In the case at hand, Vester sought to communicate with Boggs on matters relating to Boggs' post-conviction relief. Such communication, far from being improper, was of the sort which is not "shed" by a prisoner when he enters the "prison portals." Brown v. Peyton, 437 F.2d 1228, 1230 (4th Cir.1971). See Johnson v. Avery, 393 U.S. 483, 89 S.Ct. 747, 21 L.Ed.2d 718 (1969).10 The right to communicate on legal matters does not seem, prima facie, "inconsistent with [Vester's] status as a prisoner or with the legitimate penological objectives of the corrections system." Pell v. Procunier, 417 U.S. at 822, 94 S.Ct. at 2804. Yet, under the majority's opinion, deference would necessarily be shown to prison authorities since a prisoner could not effectively shoulder the burden of showing that he had no remaining means of communicating or that the prison officials' response was exaggerated.11 Although the Virginia guideline suggests that the prison authorities have the power to grant permission to an inmate to communicate to a fellow prisoner, there is no assurance that under the vague standard of that regulation (the "correspondence is in the best interest of the inmate and the institution") first amendment interests would be addressed. No standards whatever are enunciated to guide precommunication censorship. The district court voiced a concern that even innocuous mail might "contain encoded messages." But, if prison authorities voiced such a justification, consonant with their concern for institutional security, it would be difficult, indeed, as a practical matter, impossible, for a prisoner to counter with evidence that their response was exaggerated, under the deferential approach suggested by the majority's opinion. The more innocuous a statement might seem, the more devious at cryptography the authorities might assert the would-be communicator to be.


More importantly, I believe that the majority has read the cases in the area of prisoner's rights in a way which makes anything but the most transparently sophistical and unsubstantiated enunciation by officials of a justification for a regulation affecting speech pass constitutional muster. The majority goes beyond previous cases by requiring a showing that first amendment rights have been totally obliterated. The majority warns against "focusing excessively" upon the test of Procunier v. Martinez, supra, but, in its complete deference to the justifications proffered by prison officials, it bypasses not only Procunier, but Pell, Jones, and Bell. A brief overview of Supreme Court precedent in the area indicates that the majority has erred in the formulation of its "synthesis."

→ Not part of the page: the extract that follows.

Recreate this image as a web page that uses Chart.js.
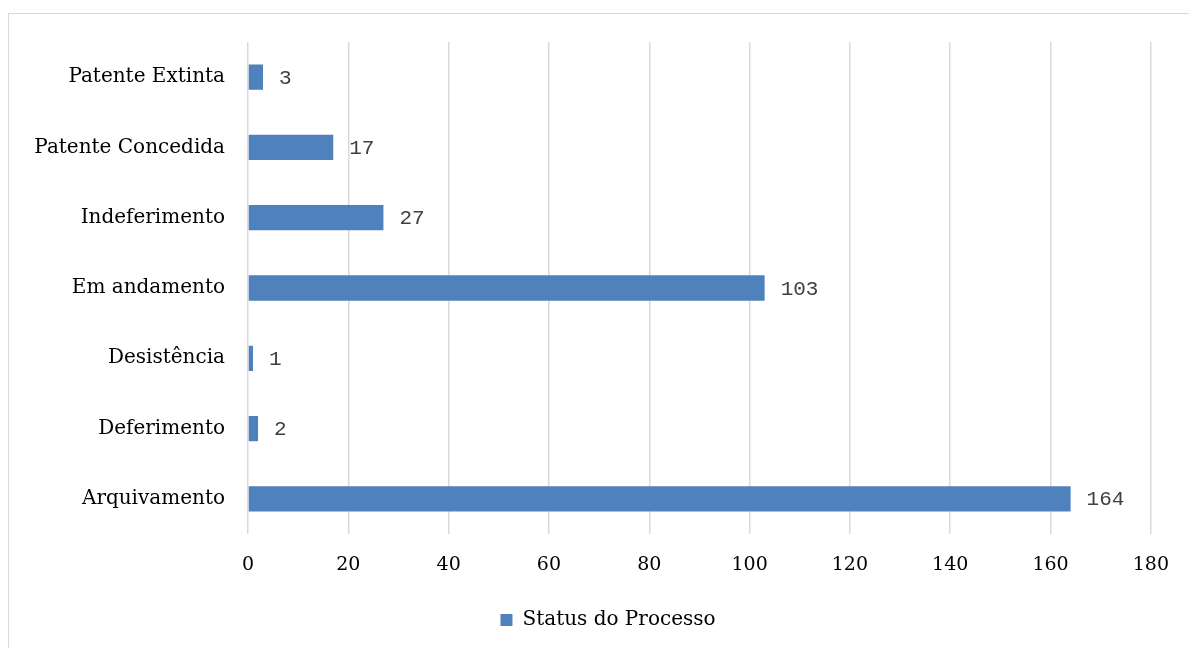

In Procunier v. Martinez, where the Court found unconstitutional a California regulation which subjected certain classes of correspondence between prisoners and non-prisoners to censorship, the Court stated that it was "unnecessary" to examine the question of whether the first amendment rights of prisoners, per se, were implicated in the prisoner regulation because the correspondence in question in the case worked as a "consequential restriction of the ... rights to those who are not prisoners." 416 U.S. at 409, 94 S.Ct. at 1809. The Court did not state its holding exclusively in terms of the rights of non-prisoners: it explicitly stated that such a restriction also implicated the rights of prisoners.


The interest of prisoners and their correspondents in uncensored communications by letter, grounded as it is in the First Amendment, is plainly a "liberty" interest within the meaning of the Fourteenth Amendment even though qualified of necessity by the circumstances of imprisonment.


Id. at 418, 94 S.Ct. at 1814 (emphasis provided). Although the language emphasized is not entirely free from ambiguity, it indicates that the first amendment rights of prisoners, as far as they involve "uncensored communication by letter," cannot be dismissed as a freedom which the prisoner sheds at the prison gates.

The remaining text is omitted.